* Data section *
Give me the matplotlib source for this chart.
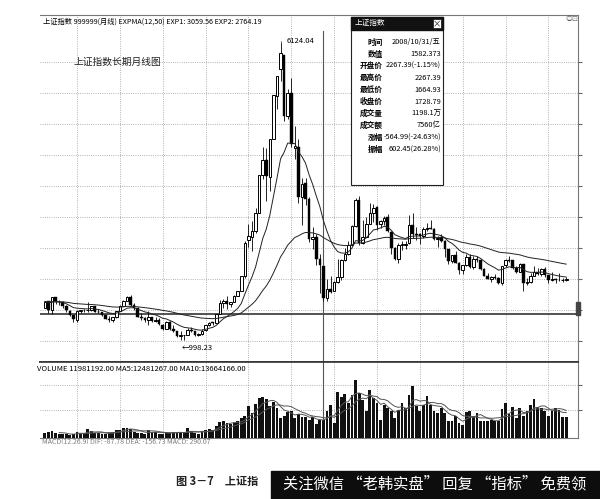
import numpy as np
import pandas as pd
import matplotlib
matplotlib.use("Agg")
import matplotlib.pyplot as plt
from matplotlib.patches import Rectangle

plt.rcParams["font.family"] = ["Noto Sans CJK SC", "DejaVu Sans"]
NARROW = ["Liberation Sans Narrow", "Noto Sans CJK SC", "DejaVu Sans"]

# monthly bars of the Shanghai index, 2002/04 .. 2014/06
opens = [
    1557, 1663, 1514, 1733, 1662, 1650, 1580, 1506, 1421,
    1347, 1500, 1513, 1510, 1520, 1577, 1486, 1477, 1421, 1367, 1349, 1397,
    1492, 1591, 1676, 1744, 1594, 1554, 1398, 1386, 1342, 1395, 1320, 1340,
    1261, 1190, 1307, 1180, 1158, 1060, 1079, 1084, 1163, 1153, 1091, 1099,
    1163, 1260, 1300, 1299, 1441, 1641, 1674, 1611, 1659, 1753, 1838, 2099,
    2728, 2773, 2883, 3196, 3846, 4100, 3816, 4468, 5217, 5683, 5915, 4868,
    5265, 4320, 4330, 3470, 3702, 3429, 2741, 2778, 2399, 2267.39, 1719, 1873,
    1849, 1996, 2081, 2374, 2477, 2633, 2964, 3412, 2680, 2780, 3002, 3195,
    3289, 2992, 3050, 3125, 2870, 2593, 2398, 2637, 2639, 2671, 2976, 2822,
    2826, 2798, 2906, 2937, 2912, 2744, 2767, 2703, 2563, 2360, 2470, 2331,
    2212, 2291, 2428, 2263, 2397, 2373, 2224, 2103, 2045, 2087, 2069, 1977,
    2289, 2383, 2370, 2238, 2178, 2301, 1979, 1993, 2101, 2175, 2140, 2221,
    2112, 2033, 2054, 2037, 2026, 2040,
]
highs = [
    1672, 1677, 1748, 1735, 1685, 1666, 1596, 1520, 1437,
    1521, 1520, 1528, 1650, 1576, 1580, 1530, 1480, 1426, 1405, 1400, 1502,
    1602, 1693, 1760, 1783, 1638, 1559, 1464, 1400, 1497, 1400, 1402, 1370,
    1268, 1329, 1326, 1255, 1161, 1147, 1084, 1208, 1224, 1160, 1114, 1180,
    1260, 1306, 1310, 1445, 1682, 1709, 1757, 1662, 1772, 1842, 2108, 2698,
    3000, 3050, 3274, 3848, 4335, 4312, 4472, 5232, 5562, 6124.04, 5915, 5336,
    5522, 4695, 4473, 3786, 3786, 3461, 2953, 2819, 2476, 2267.39, 2051, 2100,
    2015, 2403, 2402, 2579, 2700, 2985, 3454, 3478, 3068, 3123, 3361, 3339,
    3306, 3075, 3131, 3181, 2872, 2610, 2679, 2699, 2703, 3159, 3186, 2941,
    2839, 2943, 3013, 3067, 2926, 2785, 2827, 2726, 2576, 2473, 2536, 2340,
    2293, 2479, 2478, 2454, 2454, 2391, 2234, 2162, 2105, 2136, 2080, 2276,
    2394, 2445, 2371, 2278, 2334, 2316, 2068, 2149, 2270, 2242, 2243, 2260,
    2113, 2177, 2074, 2146, 2061, 2078,
]
lows = [
    1553, 1469, 1455, 1618, 1597, 1557, 1487, 1406, 1311,
    1311, 1460, 1476, 1480, 1493, 1480, 1470, 1414, 1358, 1307, 1316, 1379,
    1492, 1578, 1663, 1578, 1520, 1395, 1335, 1317, 1259, 1313, 1301, 1259,
    1177, 1182, 1172, 1136, 1043, 998.23, 1004, 1083, 1131, 1068, 1074, 1078,
    1152, 1245, 1250, 1298, 1440, 1545, 1541, 1559, 1651, 1749, 1836, 2072,
    2604, 2541, 2840, 3188, 3778, 3404, 3563, 4467, 4991, 5462, 4779, 4812,
    4330, 4123, 3358, 2991, 3333, 2692, 2566, 2284, 1802, 1664.93, 1678, 1814,
    1845, 1990, 2037, 2354, 2461, 2631, 2953, 2639, 2660, 2771, 3000, 3039,
    2890, 2936, 2982, 2862, 2481, 2382, 2319, 2554, 2573, 2653, 2764, 2722,
    2661, 2763, 2872, 2910, 2721, 2610, 2691, 2437, 2307, 2319, 2323, 2134,
    2132, 2271, 2242, 2228, 2341, 2204, 2094, 2047, 1999, 2059, 1960, 1949,
    2261, 2343, 2226, 2161, 2171, 1849, 1951, 1989, 2098, 2126, 2100, 2087,
    1984, 2020, 1974, 2014, 1991, 2011,
]
closes = [
    1661, 1516, 1732, 1669, 1650, 1582, 1507, 1422, 1358,
    1499, 1512, 1510, 1521, 1576, 1487, 1477, 1421, 1367, 1349, 1397, 1497,
    1590, 1675, 1742, 1595, 1555, 1399, 1386, 1342, 1396, 1321, 1341, 1267,
    1191, 1306, 1182, 1159, 1060, 1080, 1083, 1162, 1155, 1092, 1099, 1161,
    1258, 1299, 1298, 1440, 1641, 1672, 1612, 1658, 1752, 1837, 2099, 2675,
    2786, 2881, 3183, 3841, 4109, 3821, 4471, 5219, 5552, 5955, 4871, 5262,
    4383, 4348, 3473, 3693, 3433, 2736, 2776, 2397, 2293.78, 1728.79, 1871, 1821,
    1991, 2082, 2373, 2477, 2633, 2959, 3412, 2667, 2779, 2996, 3195, 3277,
    2989, 3051, 3110, 2871, 2593, 2398, 2638, 2639, 2656, 2979, 2820, 2808,
    2790, 2905, 2928, 2911, 2743, 2762, 2701, 2568, 2359, 2468, 2333, 2199,
    2292, 2428, 2263, 2397, 2373, 2225, 2103, 2048, 2086, 2069, 1980, 2269,
    2385, 2366, 2237, 2178, 2301, 1979, 1994, 2098, 2175, 2142, 2220, 2116,
    2033, 2056, 2033, 2026, 2039, 2048,
]
# volume in 万
volumes = [
    330, 400, 470, 330, 270, 270, 270, 200, 270,
    400, 270, 330, 600, 470, 330, 330, 270, 270, 330, 400, 530,
    530, 670, 670, 600, 400, 330, 330, 270, 530, 400, 400, 270,
    270, 400, 330, 400, 330, 400, 330, 670, 470, 330, 270, 470,
    530, 600, 530, 800, 1060, 1130, 1000, 930, 1000, 1130, 1330, 1460,
    2130, 1660, 2260, 2660, 2730, 2590, 2130, 2390, 2000, 1330, 1460, 1730,
    1800, 1330, 1600, 1400, 1400, 1200, 1400, 930, 1200, 1198.1, 1800, 2190,
    1000, 3060, 2730, 2930, 2330, 2860, 3860, 2990, 2530, 1800, 3190, 2660,
    2330, 1200, 2190, 2000, 1800, 1330, 1860, 2330, 2000, 2860, 3460, 2130,
    1800, 2190, 2790, 2190, 1800, 1660, 2000, 1660, 1130, 1130, 1460, 1000,
    860, 1730, 1800, 1460, 1660, 1130, 1130, 1130, 1200, 1130, 1130, 1930,
    2330, 1600, 2060, 1330, 1990, 1460, 1800, 2190, 2590, 2060, 2000, 1800,
    1460, 1800, 2000, 1860, 1400, 1400,
]
first_month = "2002-04"
cursor_month = "2008-10"

info_labels = ["时间", "数值", "开盘价", "最高价", "最低价", "收盘价", "成交量", "成交额", "涨幅", "振幅"]
info_values = ["2008/10/31/五", "1582.373", "2267.39(-1.15%)", "2267.39", "1664.93",
               "1728.79", "1198.1万", "7560亿", "-564.99(-24.63%)", "602.45(26.28%)"]

months = pd.period_range(first_month, periods=len(closes), freq="M")
idx = np.arange(len(closes))
o, h, l, c = map(np.array, (opens, highs, lows, closes))
vol = pd.Series(volumes)
ema12 = pd.Series(closes).ewm(span=12, adjust=False).mean()
ema50 = pd.Series(closes).ewm(span=50, adjust=False).mean()
cur = list(months.strftime("%Y-%m")).index(cursor_month)
jan = idx[months.month == 1]

W, H = 600, 499
fig = plt.figure(figsize=(6, 4.99), dpi=100)


def px_axes(left, top, right, bottom):
    return fig.add_axes([left / W, 1 - bottom / H, (right - left) / W, (bottom - top) / H])


def px_text(x, y, s, **kw):
    kw.setdefault("va", "center")
    return fig.text(x / W, 1 - y / H, s, **kw)


def px_rect(x0, y0, x1, y1, **kw):
    r = Rectangle((x0 / W, 1 - y1 / H), (x1 - x0) / W, (y1 - y0) / H,
                  transform=fig.transFigure, **kw)
    fig.add_artist(r)
    return r


xlim = (-1.37, 149.3)

# ---- price panel
ax = px_axes(40, 15, 578, 362)
ax.set_xlim(*xlim)
ax.set_ylim(618, 6607)
ax.set_xticks(jan)
ax.set_yticks(np.linspace(981, 5796, 10))
ax.grid(True, ls=":", color="#9a9a9a", lw=0.6)
ax.tick_params(left=False, bottom=False, labelleft=False, labelbottom=False,
               right=True, direction="out", length=3, color="#666")
ax.spines["left"].set_visible(False)
ax.spines["top"].set_color("#777")
ax.spines["right"].set_color("#777")
ax.spines["bottom"].set_color("#333")
ax.spines["bottom"].set_linewidth(1.2)

ax.axhline(1447, color="#444", lw=1.3, zorder=2)
ax.axvline(cur, ymax=0.955, color="#555", lw=0.8, zorder=2)

up = c >= o
ax.vlines(idx, l, h, color="black", lw=0.6, zorder=3)
body = np.maximum(np.abs(c - o), 10)
ax.bar(idx[up], body[up], bottom=np.minimum(o, c)[up], width=0.72,
       color="white", edgecolor="black", lw=0.7, zorder=4)
ax.bar(idx[~up], body[~up], bottom=np.minimum(o, c)[~up], width=0.72,
       color="black", edgecolor="black", lw=0.3, zorder=4)
ax.plot(idx, ema12, color="#222", lw=0.7, zorder=5)
ax.plot(idx, ema50, color="#222", lw=0.7, zorder=5)

peak = int(np.argmax(h))
low = int(np.argmin(l))
ax.annotate(f"{h[peak]:.2f}", xy=(peak, h[peak]), xytext=(peak + 1.6, h[peak] + 40),
            fontsize=5.5, va="center", family=NARROW,
            arrowprops=dict(arrowstyle="-", lw=0.5, color="#222",
                            connectionstyle="angle,angleA=0,angleB=90"))
ax.annotate(f"←{l[low]:.2f}", xy=(low + 0.2, 860), fontsize=5.5, va="center",
            family=NARROW)

# ---- volume panel
vax = px_axes(40, 362, 578, 438)
vax.set_xlim(*xlim)
vax.set_ylim(0, 5050)
vax.set_xticks(jan)
vax.set_yticks([1860, 3520])
vax.grid(True, ls=":", color="#9a9a9a", lw=0.6)
vax.tick_params(left=False, bottom=False, labelleft=False, labelbottom=False,
                right=True, direction="out", length=3, color="#666")
vax.spines["left"].set_visible(False)
vax.spines["top"].set_color("#333")
vax.spines["top"].set_linewidth(1.2)
vax.spines["right"].set_color("#777")
vax.spines["bottom"].set_color("#777")
vax.bar(idx, vol, width=0.78, color="#111", zorder=3)
vax.plot(idx, vol.rolling(5).mean(), color="#555", lw=0.7, zorder=4)
vax.plot(idx, vol.rolling(10).mean(), color="#555", lw=0.7, zorder=4)
vax.axvline(cur, color="#555", lw=0.8, zorder=2)

# ---- texts
px_text(43, 22, "上证指数 999999(月线) EXPMA(12,50) EXP1: 3059.56 EXP2: 2764.19",
        fontsize=5.2, family=NARROW)
px_text(73, 62, "上证指数长期月线图", fontsize=7, color="#222")
px_text(37, 369, "VOLUME 11981192.00 MA5:12481267.00 MA10:13664166.00",
        fontsize=5.5, family=NARROW)
px_text(42, 443, "MACD(12,26,9) DIF: -87.78 DEA: -156.73 MACD: 290.07",
        fontsize=5, color="#777", family=NARROW)
px_rect(30, 443.5, 260, 452, color="white", zorder=10)
px_text(566, 19, "◎⊡", fontsize=5, color="#666")
px_rect(576, 302, 580, 315, color="#444", zorder=10)

# ---- info box
px_rect(351, 17, 443, 185, facecolor="white", edgecolor="#222", lw=0.8, zorder=10)
px_rect(351, 17, 443, 30, color="#111", zorder=11)
px_text(355, 23.5, "上证指数", fontsize=5.5, color="white", zorder=12)
px_rect(433, 19.5, 441, 27.5, facecolor="white", edgecolor="#111", lw=0.5, zorder=12)
px_text(437, 23.5, "×", fontsize=6, color="#111", ha="center", zorder=13)
for k, (lab, val) in enumerate(zip(info_labels, info_values)):
    y = 42 + k * 11.9
    px_text(383, y, lab, fontsize=5.5, ha="right", weight="bold", zorder=12)
    px_text(441, y, val, fontsize=5.3, ha="right", zorder=12, family=NARROW)

# ---- caption (partly hidden by the black banner, as in the scan)
px_text(176, 481, "图 3－7　上证指", fontsize=8, weight="bold", color="#222")
px_rect(271, 471, 600, 499, color="#0d0d0d", zorder=10)
px_text(435, 484, "关注微信 “老韩实盘” 回复 “指标” 免费领", fontsize=11,
        color="white", ha="center", zorder=11)

fig.savefig("out.png", dpi=100)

* Set task *
Set down again, exactly, the lines of the material above from its first line to the one with "from matplotlib.patches import Rectangle", inclusive. Leave the pictures out.

* Answer to the exercise *
Give me the matplotlib source for this chart.
import numpy as np
import pandas as pd
import matplotlib
matplotlib.use("Agg")
import matplotlib.pyplot as plt
from matplotlib.patches import Rectangle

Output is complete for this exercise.